- Task description
Starting with the first line of the listing, quote each line exactly until and including the one with "192, 210, 213]", leaving pictures out.

- Given information
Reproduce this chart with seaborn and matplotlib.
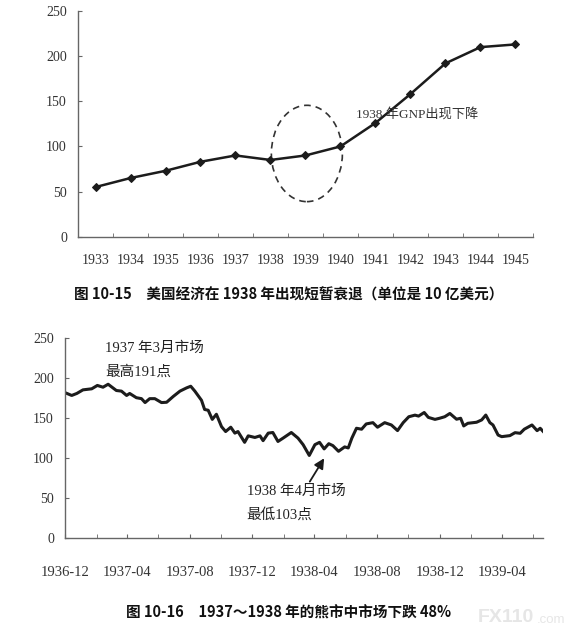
import numpy as np
import pandas as pd
import matplotlib
matplotlib.use("Agg")
import matplotlib.pyplot as plt
import matplotlib.dates as mdates
from matplotlib.patches import Ellipse
import seaborn as sns

# 图 10-15：美国 GNP（10 亿美元）
years = ["1933", "1934", "1935", "1936", "1937", "1938", "1939",
         "1940", "1941", "1942", "1943", "1944", "1945"]
gnp = [55, 65, 73, 83, 90, 85, 90, 100, 126, 158, 192, 210, 213]

# 图 10-16：1936-12 ~ 1939-06 市场指数
dj_dates = [
    "1936-12-01", "1936-12-14", "1936-12-24", "1937-01-05", "1937-01-22",
    "1937-02-02", "1937-02-13", "1937-02-23", "1937-03-11", "1937-03-21",
    "1937-03-31", "1937-04-06", "1937-04-19", "1937-04-29", "1937-05-06",
    "1937-05-15", "1937-05-25", "1937-06-07", "1937-06-17", "1937-06-30",
    "1937-07-13", "1937-07-26", "1937-08-03", "1937-08-11", "1937-08-24",
    "1937-08-30", "1937-09-06", "1937-09-14", "1937-09-22", "1937-10-02",
    "1937-10-10", "1937-10-20", "1937-10-28", "1937-11-03", "1937-11-16",
    "1937-11-23", "1937-12-06", "1937-12-16", "1937-12-22", "1938-01-01",
    "1938-01-10", "1938-01-20", "1938-01-30", "1938-02-15", "1938-02-28",
    "1938-03-10", "1938-03-22", "1938-04-02", "1938-04-11", "1938-04-20",
    "1938-04-29", "1938-05-07", "1938-05-18", "1938-05-30", "1938-06-06",
    "1938-06-13", "1938-06-22", "1938-07-02", "1938-07-11", "1938-07-24",
    "1938-08-02", "1938-08-16", "1938-08-29", "1938-09-10", "1938-09-21",
    "1938-10-02", "1938-10-14", "1938-10-21", "1938-11-01", "1938-11-09",
    "1938-11-22", "1938-12-01", "1938-12-11", "1938-12-21", "1939-01-03",
    "1939-01-11", "1939-01-17", "1939-01-25", "1939-02-11", "1939-02-21",
    "1939-03-01", "1939-03-09", "1939-03-15", "1939-03-25", "1939-04-01",
    "1939-04-17", "1939-04-27", "1939-05-07", "1939-05-15", "1939-05-30",
    "1939-06-09", "1939-06-15", "1939-06-23",
]
dj_values = [
    182, 178.5, 181, 185.5, 186.8,
    191, 188.8, 192.5, 184.7, 183.9,
    178.5, 181, 175.7, 174.5, 169.6,
    174.5, 174.5, 169.6, 170, 177.3,
    183.9, 188, 190, 183.9, 172.4,
    161, 160, 148.6, 155, 139.5,
    133.4, 138.8, 131.4, 133.4, 119.9,
    128, 126, 128, 122, 131.4,
    132.2, 121, 125.2, 132.2, 125.2,
    117, 103.5, 117, 119.9, 111.7,
    118.2, 115.8, 108.7, 114.2, 112.9,
    125.2, 137.5, 136.3, 142.9, 144.5,
    138.8, 144.5, 141.6, 134.6, 144.5,
    151.9, 153.9, 152.7, 157.2, 151.1,
    148.6, 150, 151.9, 156, 148.8,
    150, 140.4, 143.7, 145, 147.9,
    154, 144.5, 141.6, 129, 127,
    128.3, 132, 131.2, 136.3, 141.6,
    134.5, 137.5, 132,
]

sns.set_style("ticks")
serif = ["Liberation Serif", "Noto Sans CJK SC"]
plt.rcParams["font.family"] = serif
plt.rcParams["axes.unicode_minus"] = False

spine_c = "#666666"
text_c = "#333333"
line_c = "#1c1c1c"

fig = plt.figure(figsize=(5.78, 6.37), dpi=100)

# ---------- 上图 ----------
ax1 = fig.add_axes([0.135, 0.6284, 0.787, 0.3543])
pos = np.arange(len(years))
sns.lineplot(x=pos, y=gnp, marker="D", markersize=4.5, color=line_c,
             markeredgecolor=line_c, linewidth=1.8, ax=ax1)
ax1.set_xlim(-0.5, len(years) - 0.5)
ax1.set_ylim(0, 250)
ax1.set_xticks(pos, years)
ax1.set_xticks(np.arange(len(years) + 1) - 0.5, minor=True)
ax1.tick_params(axis="x", which="major", length=0, pad=12.5,
                labelsize=10, labelcolor=text_c)
ax1.tick_params(axis="x", which="minor", direction="in", length=3,
                color=spine_c)
ax1.set_yticks(range(0, 251, 50))
ax1.tick_params(axis="y", direction="in", length=3, pad=8,
                labelsize=10, labelcolor=text_c, color=spine_c)
sns.despine(ax=ax1)
for s in ("left", "bottom"):
    ax1.spines[s].set_color(spine_c)
    ax1.spines[s].set_linewidth(1)

ax1.add_patch(Ellipse((6.04, 92.2), width=2.03, height=106.7, fill=False,
                      linestyle=(0, (4, 3)), linewidth=1.2, edgecolor="#333333"))
ax1.text(7.43, 136, "1938 年GNP出现下降", fontsize=9.5, va="center",
         ha="left", color=text_c, family=serif)

fig.text(0.5, 1 - 295 / 637, "图 10-15\u3000美国经济在 1938 年出现短暂衰退（单位是 10 亿美元）",
         ha="center", va="center", fontsize=10.5, weight="bold",
         family=["Noto Sans CJK SC"], color="#111111")

# ---------- 下图 ----------
ax2 = fig.add_axes([0.1125, 0.155, 0.8265, 0.314])
sns.lineplot(x=pd.to_datetime(dj_dates), y=dj_values, color=line_c,
             linewidth=2.2, ax=ax2)
ax2.set_xlim(pd.Timestamp("1936-12-01"), pd.Timestamp("1939-06-20"))
ax2.set_ylim(0, 250)
ax2.set_yticks(range(0, 251, 50))
ax2.xaxis.set_major_locator(mdates.MonthLocator(bymonth=(4, 8, 12)))
ax2.xaxis.set_minor_locator(mdates.MonthLocator(bymonth=(2, 6, 10)))
ax2.xaxis.set_major_formatter(mdates.DateFormatter("%Y-%m"))
ax2.tick_params(axis="x", which="both", direction="in", length=3,
                color=spine_c)
ax2.tick_params(axis="x", which="major", pad=20, labelsize=10.5,
                labelcolor=text_c)
ax2.tick_params(axis="y", direction="in", length=3, pad=8,
                labelsize=10, labelcolor=text_c, color=spine_c)
ax2.set_xlabel("")
ax2.set_ylabel("")
sns.despine(ax=ax2)
for s in ("left", "bottom"):
    ax2.spines[s].set_color(spine_c)
    ax2.spines[s].set_linewidth(1)

ax2.text(pd.Timestamp("1937-02-17"), 237.5, "1937 年3月市场", fontsize=10.5,
         va="center", ha="left", color="#222222", family=serif)
ax2.text(pd.Timestamp("1937-02-17"), 208, "最高191点", fontsize=10.5,
         va="center", ha="left", color="#222222", family=serif)
ax2.text(pd.Timestamp("1937-11-20"), 58.3, "1938 年4月市场", fontsize=10.5,
         va="center", ha="left", color="#222222", family=serif)
ax2.text(pd.Timestamp("1937-11-20"), 29, "最低103点", fontsize=10.5,
         va="center", ha="left", color="#222222", family=serif)
ax2.annotate("", xy=(pd.Timestamp("1938-04-20"), 100),
             xytext=(pd.Timestamp("1938-03-23"), 70.8),
             arrowprops=dict(arrowstyle="-|>", color="#1a1a1a", lw=1.3,
                             mutation_scale=15, shrinkA=0, shrinkB=0))

fig.text(0.5, 1 - 613 / 637, "图 10-16\u30001937～1938 年的熊市中市场下跌 48%",
         ha="center", va="center", fontsize=10.5, weight="bold",
         family=["Noto Sans CJK SC"], color="#111111")

# 水印
fig.text(478 / 578, 1 - 617 / 637, "FX110", ha="left", va="center",
         fontsize=14, weight="bold", family=["Liberation Sans"], color="#e6e6e6")
fig.text(537 / 578, 1 - 620 / 637, ".com", ha="left", va="center",
         fontsize=9.5, family=["Liberation Sans"], color="#e6e6e6")

fig.savefig("out.png", dpi=100)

- Right answer
Reproduce this chart with seaborn and matplotlib.
import numpy as np
import pandas as pd
import matplotlib
matplotlib.use("Agg")
import matplotlib.pyplot as plt
import matplotlib.dates as mdates
from matplotlib.patches import Ellipse
import seaborn as sns

# 图 10-15：美国 GNP（10 亿美元）
years = ["1933", "1934", "1935", "1936", "1937", "1938", "1939",
         "1940", "1941", "1942", "1943", "1944", "1945"]
gnp = [55, 65, 73, 83, 90, 85, 90, 100, 126, 158, 192, 210, 213]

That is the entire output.